Mexican daily newspaper

La Jornada (The Working Day) is one of Mexico City's leading daily newspapers. It was established in 1984 by Carlos Payán Velver. The current editor (directora general) is Carmen Lira Saade. As of 2006 it had approximately 287,000 readers in Mexico City, and, according to them, their website has approximately 180,000 daily page views.

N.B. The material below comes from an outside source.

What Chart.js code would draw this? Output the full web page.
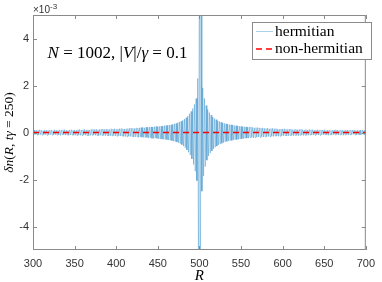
<!DOCTYPE html>
<html>
<head>
<meta charset="utf-8">
<script src="https://cdn.jsdelivr.net/npm/chart.js@4.4.1/dist/chart.umd.min.js"></script>
<style>
  html, body { margin: 0; padding: 0; background: #fff; }
</style>
</head>
<body>
<canvas id="myChart" width="382" height="282"></canvas>
<script>
// Asse R (siti 300..700) e tick
const rMin = 300, rMax = 700;
const xTicks = [300, 350, 400, 450, 500, 550, 600, 650, 700];
const yTicks = [-4, -2, 0, 2, 4];   // in unita' di 1e-3

// delta n(R, t*gamma = 250), hermitiano, in unita' di 1e-3
const hermitian = [
  0.09, -0.10, 0.11, -0.08, 0.10, -0.11, 0.09, -0.10, 0.12, -0.09, // 300
  0.10, -0.11, 0.08, -0.10, 0.11, -0.09, 0.10, -0.12, 0.09, -0.10, // 310
  0.11, -0.09, 0.10, -0.11, 0.08, -0.10, 0.12, -0.09, 0.10, -0.11, // 320
  0.09, -0.10, 0.11, -0.12, 0.10, -0.09, 0.11, -0.10, 0.12, -0.11, // 330
  0.10, -0.11, 0.09, -0.12, 0.11, -0.10, 0.12, -0.11, 0.10, -0.12, // 340
  0.11, -0.12, 0.10, -0.13, 0.12, -0.11, 0.13, -0.12, 0.11, -0.13, // 350
  0.12, -0.11, 0.13, -0.12, 0.11, -0.13, 0.12, -0.14, 0.11, -0.12, // 360
  0.13, -0.12, 0.14, -0.11, 0.13, -0.12, 0.14, -0.13, 0.12, -0.14, // 370
  0.13, -0.12, 0.14, -0.13, 0.15, -0.12, 0.13, -0.14, 0.15, -0.13, // 380
  0.14, -0.15, 0.13, -0.14, 0.16, -0.14, 0.15, -0.13, 0.16, -0.15, // 390
  0.14, -0.16, 0.15, -0.14, 0.16, -0.15, 0.17, -0.15, 0.16, -0.17, // 400
  0.15, -0.17, 0.16, -0.18, 0.17, -0.16, 0.18, -0.17, 0.19, -0.17, // 410
  0.18, -0.19, 0.17, -0.19, 0.20, -0.18, 0.19, -0.21, 0.20, -0.19, // 420
  0.21, -0.20, 0.22, -0.21, 0.20, -0.22, 0.23, -0.21, 0.22, -0.24, // 430
  0.23, -0.22, 0.24, -0.25, 0.23, -0.26, 0.25, -0.24, 0.26, -0.25, // 440
  0.25, -0.27, 0.26, -0.28, 0.27, -0.28, 0.28, -0.29, 0.29, -0.30, // 450
  0.30, -0.31, 0.31, -0.32, 0.32, -0.33, 0.33, -0.35, 0.35, -0.37, // 460
  0.37, -0.39, 0.39, -0.41, 0.42, -0.44, 0.45, -0.48, 0.48, -0.52, // 470
  0.52, -0.58, 0.57, -0.65, 0.63, -0.74, 0.70, -0.84, 0.80, -0.96, // 480
  0.90, -1.12, 1.02, -1.36, 1.20, -1.65, 1.45, -2.05, 2.30, -6.80, // 490
  9.50, -9.20, 6.60, -2.50, 1.90, -1.85, 1.45, -1.45, 1.15, -1.18, // 500
  0.98, -1.00, 0.85, -0.88, 0.74, -0.78, 0.66, -0.70, 0.60, -0.63, // 510
  0.55, -0.58, 0.50, -0.53, 0.47, -0.49, 0.44, -0.46, 0.41, -0.43, // 520
  0.39, -0.40, 0.37, -0.38, 0.35, -0.36, 0.34, -0.35, 0.33, -0.34, // 530
  0.32, -0.31, 0.30, -0.31, 0.29, -0.30, 0.28, -0.29, 0.27, -0.28, // 540
  0.26, -0.27, 0.25, -0.26, 0.25, -0.25, 0.24, -0.24, 0.23, -0.24, // 550
  0.23, -0.22, 0.24, -0.21, 0.22, -0.23, 0.20, -0.22, 0.21, -0.20, // 560
  0.21, -0.19, 0.20, -0.21, 0.19, -0.18, 0.20, -0.19, 0.18, -0.19, // 570
  0.17, -0.18, 0.19, -0.17, 0.16, -0.18, 0.17, -0.16, 0.18, -0.17, // 580
  0.16, -0.15, 0.17, -0.16, 0.15, -0.16, 0.14, -0.16, 0.15, -0.14, // 590
  0.15, -0.14, 0.16, -0.13, 0.14, -0.15, 0.13, -0.14, 0.15, -0.13, // 600
  0.14, -0.13, 0.12, -0.14, 0.13, -0.12, 0.14, -0.13, 0.12, -0.14, // 610
  0.13, -0.12, 0.14, -0.11, 0.12, -0.13, 0.11, -0.12, 0.13, -0.12, // 620
  0.11, -0.12, 0.13, -0.11, 0.12, -0.10, 0.12, -0.11, 0.10, -0.12, // 630
  0.11, -0.10, 0.12, -0.11, 0.10, -0.12, 0.11, -0.09, 0.11, -0.10, // 640
  0.12, -0.10, 0.09, -0.11, 0.10, -0.12, 0.11, -0.10, 0.09, -0.11, // 650
  0.10, -0.09, 0.11, -0.10, 0.12, -0.09, 0.10, -0.11, 0.09, -0.10, // 660
  0.11, -0.09, 0.10, -0.12, 0.09, -0.10, 0.11, -0.09, 0.10, -0.11, // 670
  0.09, -0.10, 0.11, -0.09, 0.10, -0.08, 0.11, -0.10, 0.09, -0.11, // 680
  0.10, -0.09, 0.08, -0.10, 0.11, -0.09, 0.10, -0.08, 0.09, -0.10, // 690
  0.09                                                              // 700
];

// non-hermitiano: praticamente nullo su tutto l'intervallo
const nonHermR = [300, 700];
const nonHermitian = [0, 0];

const AXIS_COLOR = '#8a8a8a';
const TEXT_COLOR = '#333333';
const SERIF = '"Liberation Serif", "DejaVu Serif", serif';
const SANS = '"Liberation Sans", Arial, sans-serif';

// testo con pezzi in corsivo (stile LaTeX)
const drawRich = (ctx, pieces, x, y, size) => {
  const fontOf = p => `${p.it ? 'italic ' : ''}${size}px ${SERIF}`;
  let w = 0;
  pieces.forEach(p => { ctx.font = fontOf(p); w += ctx.measureText(p.t).width; });
  let cx = x - w / 2;
  ctx.textAlign = 'left';
  ctx.textBaseline = 'middle';
  pieces.forEach(p => {
    ctx.font = fontOf(p);
    ctx.fillText(p.t, cx, y);
    cx += ctx.measureText(p.t).width;
  });
};

// Cornice stile MATLAB, tick interni, testi e legenda
const matlabAxes = {
  id: 'matlabAxes',
  afterDatasetsDraw(chart) {
    const { ctx, chartArea: a, scales: { x, y } } = chart;
    ctx.save();
    ctx.strokeStyle = AXIS_COLOR;
    ctx.lineWidth = 1;
    ctx.strokeRect(a.left + 0.5, a.top + 0.5, a.right - a.left - 1, a.bottom - a.top - 1);

    const tl = 4;
    ctx.beginPath();
    xTicks.forEach(v => {
      const px = Math.round(x.getPixelForValue(v)) + 0.5;
      ctx.moveTo(px, a.bottom); ctx.lineTo(px, a.bottom - tl);
      ctx.moveTo(px, a.top); ctx.lineTo(px, a.top + tl);
    });
    yTicks.forEach(v => {
      const py = Math.round(y.getPixelForValue(v)) + 0.5;
      ctx.moveTo(a.left, py); ctx.lineTo(a.left + tl, py);
      ctx.moveTo(a.right, py); ctx.lineTo(a.right - tl, py);
    });
    ctx.stroke();

    // moltiplicatore x10^-3
    ctx.fillStyle = TEXT_COLOR;
    ctx.textAlign = 'left';
    ctx.textBaseline = 'alphabetic';
    ctx.font = `10px ${SANS}`;
    ctx.fillText('\u00d710', a.left, 13);
    const wm = ctx.measureText('\u00d710').width;
    ctx.font = `8px ${SANS}`;
    ctx.fillText('-3', a.left + wm, 9);

    // annotazione
    ctx.fillStyle = '#000';
    drawRich(ctx, [
      { t: 'N', it: true }, { t: ' = 1002, |' }, { t: 'V', it: true },
      { t: '|/' }, { t: '\u03b3', it: true }, { t: ' = 0.1' }
    ], 117.5, 54, 17);

    // titolo asse x
    drawRich(ctx, [{ t: 'R', it: true }], x.getPixelForValue(500), 276, 15);

    // titolo asse y
    ctx.save();
    ctx.translate(9, (a.top + a.bottom) / 2);
    ctx.rotate(-Math.PI / 2);
    drawRich(ctx, [
      { t: '\u03b4n', it: true }, { t: '(' }, { t: 'R', it: true }, { t: ', ' },
      { t: 't\u03b3', it: true }, { t: ' = 250)' }
    ], 0, 0, 13.5);
    ctx.restore();

    // legenda
    const lx = 252, ly = 22, lw = 119, lh = 37;
    ctx.fillStyle = '#fff';
    ctx.fillRect(lx, ly, lw, lh);
    ctx.strokeStyle = AXIS_COLOR;
    ctx.strokeRect(lx + 0.5, ly + 0.5, lw, lh);
    const ds = chart.data.datasets;
    [ds[0], ds[1]].forEach((d, i) => {
      const yy = 31.5 + i * 17.5;
      ctx.save();
      ctx.strokeStyle = d.borderColor;
      ctx.lineWidth = d.borderWidth;
      ctx.setLineDash(d.borderDash || []);
      ctx.beginPath();
      ctx.moveTo(256, yy); ctx.lineTo(273, yy);
      ctx.stroke();
      ctx.restore();
      ctx.fillStyle = '#000';
      ctx.font = `15.5px ${SERIF}`;
      ctx.textAlign = 'left';
      ctx.textBaseline = 'middle';
      ctx.fillText(d.label, 275, yy);
    });
    ctx.restore();
  }
};

const rValues = hermitian.map((_, i) => rMin + i);

new Chart('myChart', {
  type: 'line',
  data: {
    datasets: [{
      label: 'hermitian',
      data: rValues.map((r, i) => ({ x: r, y: hermitian[i] })),
      borderColor: 'rgba(0, 114, 189, 0.33)',
      borderWidth: 1,
      pointRadius: 0,
      tension: 0,
      order: 2,
    }, {
      label: 'non-hermitian',
      data: nonHermR.map((r, i) => ({ x: r, y: nonHermitian[i] })),
      borderColor: '#ff0000',
      borderWidth: 1.5,
      borderDash: [6, 4],
      pointRadius: 0,
      tension: 0,
      order: 1,
    }],
  },
  options: {
    responsive: false,
    animation: false,
    devicePixelRatio: 1,
    layout: { padding: { left: 0, right: 10, top: 15, bottom: 0 } },
    plugins: { legend: { display: false }, tooltip: { enabled: false } },
    scales: {
      x: {
        type: 'linear', min: rMin, max: rMax,
        afterBuildTicks: s => { s.ticks = xTicks.map(v => ({ value: v })); },
        afterFit: s => { s.height = 32; },
        grid: { display: false, drawTicks: false },
        border: { display: false },
        ticks: { font: { family: SANS, size: 11 }, color: TEXT_COLOR, padding: 7, maxRotation: 0, autoSkip: false },
      },
      y: {
        type: 'linear', min: -5, max: 5,
        afterBuildTicks: s => { s.ticks = yTicks.map(v => ({ value: v })); },
        afterFit: s => { s.width = 33; },
        grid: { display: false, drawTicks: false },
        border: { display: false },
        ticks: { font: { family: SANS, size: 11 }, color: TEXT_COLOR, padding: 4 },
      },
    },
  },
  plugins: [matlabAxes],
});
</script>
</body>
</html>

The online version was launched in 1995, with no restrictions on access and a Google-based search that includes the historic archives of the newspaper. The website is hosted by the National Autonomous University of Mexico (UNAM).

==Regional Editions==
La Jornada has the following regional editions:

- La Jornada Aguascalientes
- La Jornada Baja California
- La Jornada Estado de México
- La Jornada Hidalgo
- La Jornada Maya
- La Jornada Morelos
- La Jornada de Oriente
- La Jornada San Luis
- La Jornada Veracruz
- La Jornada Zacatecas

Previously, La Jornada had editions in Guerrero, Jalisco, and Michoacán.

==Contributors==
Many of the newspaper's editorialists have academic affiliations with the UNAM or the Colegio de México.

- Julio Hernández López
- Jose Steinsleger
- Ximena Bedregal (editor of Triple Jornada)
- Eduardo Galeano (former contributor)
- Miguel Angel Rivera
- Carlos Fernández-Vega
- Alfredo Jalife-Rahme Barrios
- Julio Boltvinik
- Marlene Santos
- Patricia Peñaloza
- Mario Di Costanzo
- Gustavo Iruegas
- Iván Restrepo
- Antonio Helguera
- Arnoldo Kraus
- Enrique Galvan Ochoa
- Carlos Fazio
- Gustavo Esteva
- León Bendesky
- Elena Poniatowska
- Hermann Bellinghausen
- José Cueli
- Leonardo Garcia Tsao
- Mario Benedetti
- Carlos Monsiváis
- Joan Martinez Alier
- John Saxe Fernandez
- Abraham Nuncio Limón
- Verónica Murguía editor of the bi-weekly column "Las rayas de la cebra" since 2000

It occasionally translates and includes op-eds from Robert Fisk, Noam Chomsky, James Petras, Howard Zinn, Greg Palast and others. Fidel Castro also repeatedly contributed to the newspaper as an author.

==Reception==
Noam Chomsky described La Jornada as "maybe the only real independent newspaper in the hemisphere".